# rdaled's 90 Gal



## rdaled (Dec 9, 2007)

So I've had a 55 gal for quite a few years, 14 to be exact. Mostly as a freshwater tank, a brief stint as a saltwater reef tank, and now a mbuna tank. Needless to say the tank and stand is overdue for an upgrade.

I scored a 90 gal tank on craigslist, recruited my dad to help me build a stand and canopy, and now I am working on a background.

Couple of pics...










Still gotta finish carving bottom right corner...










Cutouts in the back for an intake and heater to go on each side...










That's it for now. I will post more pics as I make progress.
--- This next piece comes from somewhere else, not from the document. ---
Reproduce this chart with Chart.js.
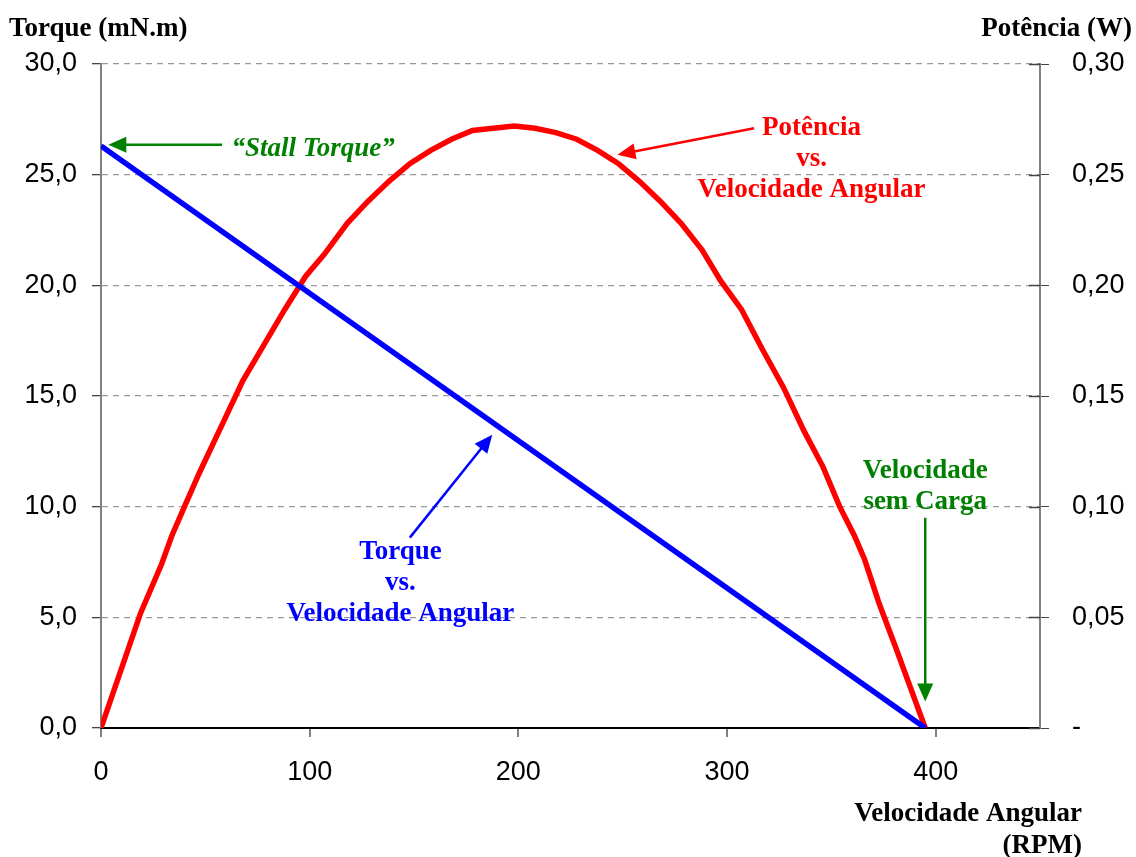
<!DOCTYPE html>
<html>
<head>
<meta charset="utf-8">
<script src="https://cdn.jsdelivr.net/npm/chart.js@4/dist/chart.umd.min.js"></script>
<style>
  html, body { margin: 0; padding: 0; background: #fff; }
  #wrap { width: 1136px; height: 857px; }
</style>
</head>
<body>
<div id="wrap"><canvas id="chart" width="1136" height="857"></canvas></div>
<script>
// Velocidade angular (RPM) / torque (mN.m)
const torqueRpm = [0, 395];
const torqueValues = [26.3, 0];

// Velocidade angular (RPM) / potência (W)
const powerRpm = [0, 19, 29, 34, 40, 47, 59, 68, 78, 88, 98, 107, 118, 128, 138, 148, 158, 168, 178, 188,
   198, 208, 218, 228, 238, 248, 258, 268, 278, 288, 297, 307, 317, 327, 337, 346, 354, 361, 366, 373, 381, 395];
const powerValues = [0, 0.052, 0.074, 0.087, 0.100, 0.115, 0.139, 0.157, 0.173, 0.189, 0.204, 0.214, 0.228, 0.238,
   0.247, 0.255, 0.261, 0.266, 0.270, 0.271, 0.272, 0.271, 0.269, 0.266, 0.261, 0.255, 0.247, 0.238, 0.228, 0.216,
   0.202, 0.189, 0.171, 0.154, 0.134, 0.118, 0.100, 0.087, 0.076, 0.056, 0.036, 0];

// Graduations
const xTicks = [0, 100, 200, 300, 400];
const torqueTicks = [0, 5, 10, 15, 20, 25, 30];
const powerTicks = [0, 0.05, 0.10, 0.15, 0.20, 0.25, 0.30];

const serifBold = 'bold 27px "Liberation Serif", "Times New Roman", serif';
const sansTicks = { family: '"Liberation Sans", Arial, sans-serif', size: 27 };

/* Annotations (coordonnées en unités du graphique : RPM / mN.m) */
const notes = [
   { lines: ['\u201CStall Torque\u201D'], color: '#008000', italic: true, x: 62.5, y: 26.15, align: 'left',
     arrow: [58, 26.35, 3.5, 26.35] },
   { lines: ['Potência', 'vs.', 'Velocidade Angular'], color: '#ff0000', x: 340.5, y: 27.1, align: 'center',
     arrow: [313, 27.1, 247.5, 25.9] },
   { lines: ['Torque', 'vs.', 'Velocidade Angular'], color: '#0000ff', x: 143.5, y: 7.95, align: 'center',
     arrow: [148, 8.6, 187.5, 13.25] },
   { lines: ['Velocidade', 'sem Carga'], color: '#008000', x: 395, y: 11.6, align: 'center',
     arrow: [395, 9.5, 395, 1.2] }
];

function drawArrow(ctx, x1, y1, x2, y2, color) {
   var angle = Math.atan2(y2 - y1, x2 - x1);
   var headLen = 18, headW = 8;
   ctx.save();
   ctx.strokeStyle = color;
   ctx.fillStyle = color;
   ctx.lineWidth = 2.5;
   ctx.beginPath();
   ctx.moveTo(x1, y1);
   ctx.lineTo(x2 - Math.cos(angle) * headLen * 0.8, y2 - Math.sin(angle) * headLen * 0.8);
   ctx.stroke();
   ctx.beginPath();
   ctx.moveTo(x2, y2);
   ctx.lineTo(x2 - Math.cos(angle) * headLen - Math.sin(angle) * headW, y2 - Math.sin(angle) * headLen + Math.cos(angle) * headW);
   ctx.lineTo(x2 - Math.cos(angle) * headLen + Math.sin(angle) * headW, y2 - Math.sin(angle) * headLen - Math.cos(angle) * headW);
   ctx.closePath();
   ctx.fill();
   ctx.restore();
}

const annotationPlugin = {
   id: 'annotations',
   afterDraw(chart) {
      const ctx = chart.ctx;
      const xs = chart.scales.x, ys = chart.scales.y;

      // Graduations de l'axe droit (traversent l'axe)
      ctx.save();
      ctx.strokeStyle = '#444';
      ctx.lineWidth = 1.5;
      powerTicks.forEach(v => {
         var py = Math.round(chart.scales.y1.getPixelForValue(v)) + 0.5;
         ctx.beginPath();
         ctx.moveTo(chart.chartArea.right - 11, py);
         ctx.lineTo(chart.chartArea.right, py);
         ctx.stroke();
      });
      ctx.restore();

      ctx.save();
      ctx.textBaseline = 'middle';
      notes.forEach(n => {
         ctx.font = n.italic ? 'italic ' + serifBold : serifBold;
         ctx.fillStyle = n.color;
         ctx.textAlign = n.align;
         var px = xs.getPixelForValue(n.x);
         var py = ys.getPixelForValue(n.y);
         n.lines.forEach((line, i) => ctx.fillText(line, px, py + i * 31));
         var a = n.arrow;
         drawArrow(ctx, xs.getPixelForValue(a[0]), ys.getPixelForValue(a[1]),
            xs.getPixelForValue(a[2]), ys.getPixelForValue(a[3]), n.color);
      });

      // Titres des axes
      ctx.font = serifBold;
      ctx.fillStyle = '#000';
      ctx.textAlign = 'left';
      ctx.fillText('Torque (mN.m)', 9, 29);
      ctx.textAlign = 'right';
      ctx.fillText('Potência (W)', 1132, 29);
      ctx.fillText('Velocidade Angular', 1082, 814);
      ctx.fillText('(RPM)', 1082, 846);
      ctx.restore();
   }
};

const chart = new Chart(document.getElementById('chart'), {
   type: 'scatter',
   data: {
      datasets: [
         {
            label: 'Torque',
            data: torqueRpm.map((x, i) => ({ x: x, y: torqueValues[i] })),
            yAxisID: 'y',
            showLine: true,
            borderColor: '#0000ff',
            borderWidth: 5.5,
            pointRadius: 0,
            tension: 0
         },
         {
            label: 'Potência',
            data: powerRpm.map((x, i) => ({ x: x, y: powerValues[i] })),
            yAxisID: 'y1',
            showLine: true,
            borderColor: '#ff0000',
            borderWidth: 5.5,
            pointRadius: 0,
            tension: 0
         }
      ]
   },
   options: {
      responsive: false,
      animation: false,
      events: [],
      layout: { padding: { top: 64, left: 0, right: 0, bottom: 0 } },
      plugins: { legend: { display: false }, tooltip: { enabled: false } },
      scales: {
         x: {
            type: 'linear',
            min: 0,
            max: 450,
            afterBuildTicks: scale => { scale.ticks = xTicks.map(v => ({ value: v })); },
            afterFit: scale => { scale.height = 129; },
            ticks: {
               color: '#000',
               font: sansTicks,
               padding: 19,
               maxRotation: 0
            },
            grid: { drawOnChartArea: false, color: '#808080', tickLength: 9, lineWidth: 2 },
            border: { color: '#000', width: 2 }
         },
         y: {
            position: 'left',
            min: 0,
            max: 30,
            afterBuildTicks: scale => { scale.ticks = torqueTicks.map(v => ({ value: v })); },
            afterFit: scale => { scale.width = 101; },
            ticks: {
               color: '#000',
               font: sansTicks,
               padding: 15,
               callback: v => v.toFixed(1).replace('.', ',')
            },
            grid: { color: '#999', lineWidth: 1.3, tickColor: '#444', tickLength: 9 },
            border: { color: '#808080', width: 2, dash: [6, 5] }
         },
         y1: {
            position: 'right',
            min: 0,
            max: 0.30,
            afterBuildTicks: scale => { scale.ticks = powerTicks.map(v => ({ value: v })); },
            afterFit: scale => { scale.width = 96; },
            ticks: {
               color: '#000',
               font: sansTicks,
               padding: 23,
               callback: v => v === 0 ? '-' : v.toFixed(2).replace('.', ',')
            },
            grid: { drawOnChartArea: false, tickColor: '#444', tickLength: 9 },
            border: { color: '#808080', width: 2 }
         }
      }
   },
   plugins: [annotationPlugin]
});
</script>
</body>
</html>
Thanks for checking it out, and if you have any suggestions feel free to share!

Dale


----------



## duds (Apr 16, 2010)

Really good job on the stand/canopy.
For the background, is there anything that encourages water flow past the heater? If not, you could make a channel between the heater and filter cutouts so that the only path to the filter intake is past the heater. I'll be interested to see it coloured up and installed!


----------



## rdaled (Dec 9, 2007)

duds said:


> Really good job on the stand/canopy.
> For the background, is there anything that encourages water flow past the heater? If not, you could make a channel between the heater and filter cutouts so that the only path to the filter intake is past the heater. I'll be interested to see it coloured up and installed!


Thanks.

On the cutouts, each channel gets both a filter intake and a heater. So the heater will be right next to the intake. So hopefully there will be enough flow by the heater to keep it a constant temp.


----------



## rdaled (Dec 9, 2007)




----------



## Thalas_shaya (Mar 10, 2014)

Nice looking tank!!!


----------